Si legge nell’ordinanza di diniego dell’omologa che “il giudizio di meritevolezza è infatti tutto incentrato sulla condotta del consumatore e sulle ragioni che hanno determinato la situazione di sovraindebitamento, atteso che l’accesso al beneficio di legge è precluso in caso di ritenuta colpevolezza dell’interessato; solo in presenza dell’elemento soggettivo della colpa, dunque, le condotte descritte dalla norma, da ritenersi esemplificative e non esaustive- vale a dire l’assunzione di obbligazioni senza la ragionevole prospettiva di poterle adempiere ed il ricorso al credito non proporzionato alle capacità patrimoniali – rendono inammissibile la proposta.”

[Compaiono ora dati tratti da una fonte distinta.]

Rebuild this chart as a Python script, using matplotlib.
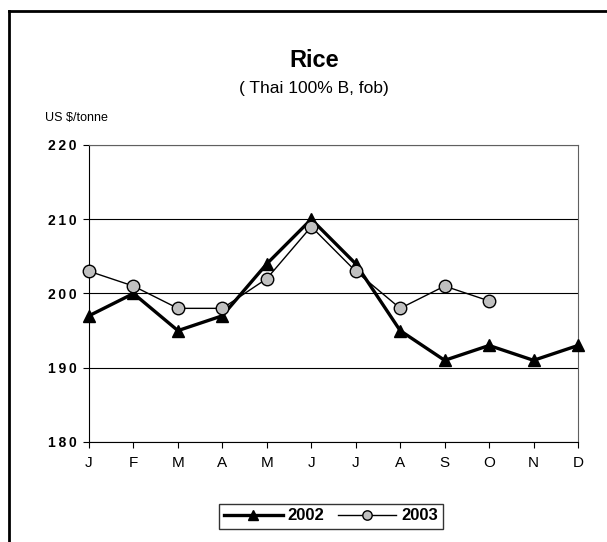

Il piano é quindi omologabile quando la causa dell’indebitamento appare “meritevole” e quando il consumatore è stato “diligente”, ben valutando le proprie capacità di rimborsare il debito che stava assumendo.

La descritta prospettiva ermeneutica consente in definitiva di apprezzare come meritevole non solo la condotta del consumatore che contrae il debito per far fronte ad esigenze impreviste e sopravvenute (si pensi ai costi da sostenere per un’improvvisa malattia; sul punto Trib. Napoli, 11 gennaio 2018 su www.ilcaso.it), ma anche quella del consumatore che, benché già sovraindebitato per situazioni altrettanto involontarie (es. perdita del lavoro), abbia dovuto contrarre ulteriori obbligazioni onde conservare risorse fondamentali alla propria vita (si pensi a finanziamenti contratti per onorare il mutuo stipulato per l’acquisto dell’abitazione), ovvero per far fronte a primarie esigenze di vita personale e familiare.

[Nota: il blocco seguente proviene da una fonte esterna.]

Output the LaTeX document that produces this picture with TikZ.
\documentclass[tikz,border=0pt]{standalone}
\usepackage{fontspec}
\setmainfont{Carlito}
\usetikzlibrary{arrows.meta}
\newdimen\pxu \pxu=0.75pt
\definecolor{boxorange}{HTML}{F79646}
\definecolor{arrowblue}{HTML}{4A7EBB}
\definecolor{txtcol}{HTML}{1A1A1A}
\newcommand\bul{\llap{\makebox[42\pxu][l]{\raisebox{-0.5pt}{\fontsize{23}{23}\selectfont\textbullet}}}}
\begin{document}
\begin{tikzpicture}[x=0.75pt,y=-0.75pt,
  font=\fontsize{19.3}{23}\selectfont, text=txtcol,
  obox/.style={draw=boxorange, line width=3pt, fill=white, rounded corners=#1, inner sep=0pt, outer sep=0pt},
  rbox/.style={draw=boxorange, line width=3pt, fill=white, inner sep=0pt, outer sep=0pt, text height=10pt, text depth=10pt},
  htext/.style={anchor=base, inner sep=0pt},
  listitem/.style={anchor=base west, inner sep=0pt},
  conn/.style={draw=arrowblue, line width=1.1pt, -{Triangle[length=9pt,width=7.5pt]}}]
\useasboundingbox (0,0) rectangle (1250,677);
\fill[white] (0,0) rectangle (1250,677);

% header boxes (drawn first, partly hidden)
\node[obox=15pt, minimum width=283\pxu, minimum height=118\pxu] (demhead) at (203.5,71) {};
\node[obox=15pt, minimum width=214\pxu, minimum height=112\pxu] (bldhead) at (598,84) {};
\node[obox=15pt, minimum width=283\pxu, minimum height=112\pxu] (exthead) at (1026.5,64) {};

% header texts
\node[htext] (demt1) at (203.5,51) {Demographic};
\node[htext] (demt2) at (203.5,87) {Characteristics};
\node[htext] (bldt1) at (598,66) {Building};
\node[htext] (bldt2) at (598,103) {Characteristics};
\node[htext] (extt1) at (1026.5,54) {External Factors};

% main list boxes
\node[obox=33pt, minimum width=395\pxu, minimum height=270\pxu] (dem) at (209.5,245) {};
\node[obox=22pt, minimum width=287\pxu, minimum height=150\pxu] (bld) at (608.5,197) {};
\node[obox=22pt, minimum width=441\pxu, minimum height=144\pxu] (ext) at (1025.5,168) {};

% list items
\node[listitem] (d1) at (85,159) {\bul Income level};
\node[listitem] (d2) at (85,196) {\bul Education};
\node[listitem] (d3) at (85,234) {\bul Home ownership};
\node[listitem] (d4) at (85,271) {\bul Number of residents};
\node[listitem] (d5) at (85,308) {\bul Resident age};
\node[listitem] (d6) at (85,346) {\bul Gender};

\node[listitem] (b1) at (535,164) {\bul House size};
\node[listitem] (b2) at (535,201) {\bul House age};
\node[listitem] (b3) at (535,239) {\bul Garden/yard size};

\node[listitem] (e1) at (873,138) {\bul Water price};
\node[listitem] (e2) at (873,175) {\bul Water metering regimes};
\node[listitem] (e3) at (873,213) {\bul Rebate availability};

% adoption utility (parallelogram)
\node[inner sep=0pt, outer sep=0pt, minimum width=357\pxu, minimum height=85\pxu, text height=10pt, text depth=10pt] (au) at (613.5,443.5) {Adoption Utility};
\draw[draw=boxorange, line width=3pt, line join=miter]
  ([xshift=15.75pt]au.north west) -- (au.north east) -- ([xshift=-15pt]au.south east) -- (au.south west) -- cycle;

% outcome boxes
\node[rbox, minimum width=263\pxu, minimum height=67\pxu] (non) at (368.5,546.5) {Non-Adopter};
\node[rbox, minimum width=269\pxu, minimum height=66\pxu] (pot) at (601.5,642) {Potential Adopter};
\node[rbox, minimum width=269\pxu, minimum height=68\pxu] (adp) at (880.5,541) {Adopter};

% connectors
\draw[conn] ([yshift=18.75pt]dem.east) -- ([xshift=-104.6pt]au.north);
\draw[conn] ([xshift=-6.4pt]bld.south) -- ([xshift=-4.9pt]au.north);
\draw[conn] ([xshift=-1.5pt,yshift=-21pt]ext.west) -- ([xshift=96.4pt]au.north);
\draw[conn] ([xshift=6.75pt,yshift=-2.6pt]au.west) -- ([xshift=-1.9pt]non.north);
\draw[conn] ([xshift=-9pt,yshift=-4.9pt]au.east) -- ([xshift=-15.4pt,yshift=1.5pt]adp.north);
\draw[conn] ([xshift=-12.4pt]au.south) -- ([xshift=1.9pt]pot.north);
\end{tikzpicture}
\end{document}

La prospettiva offerta dal provvedimento in commento è dunque diversa da quella più rigida espressa da altra parte della giurisprudenza di merito, la quale attribuisce rilevanza decisiva alla circostanza che alla data di insorgenza di nuovi debiti, il consumatore fosse già sovraindebitato.

Secondo il giudice avellinese occorre invece valutare in ogni caso i motivi dell’assunzione di nuove passività, occorrendo dare rilevanza tanto alla destinazione delle risorse ottenute dalle nuove obbligazioni contratte, quanto all’entità dell’accresciuto indebitamento, onde verificare se esso sia o meno proporzionato alle esigenze personali ed irrinunciabili rappresentate dal ricorrente.

Nel caso in questione è stato ritenuto indice di non meritevolezza il fatto che il ricorrente, pur versando in una condizione di già evidente peggioramento della propria solvibilità (a causa del sopravvenuto decesso della madre) e perdurando la necessità di onorare un precedente mutuo ed il mantenimento del figlio non economicamente autosufficiente, decise di contrarre un nuovo assai oneroso finanziamento ipotecario, la cui destinazione è rimasta del tutto incerta.

Per questi motivi ed alla luce di quanto evidenziato, il ricorso non è stato ritenuto meritevole di accoglimento, il giudice ha dunque respinto il ricorso per l’omologa del piano del consumatore compensando le spese processuali (Trib. Avellino, ord. 23 dicembre 2019).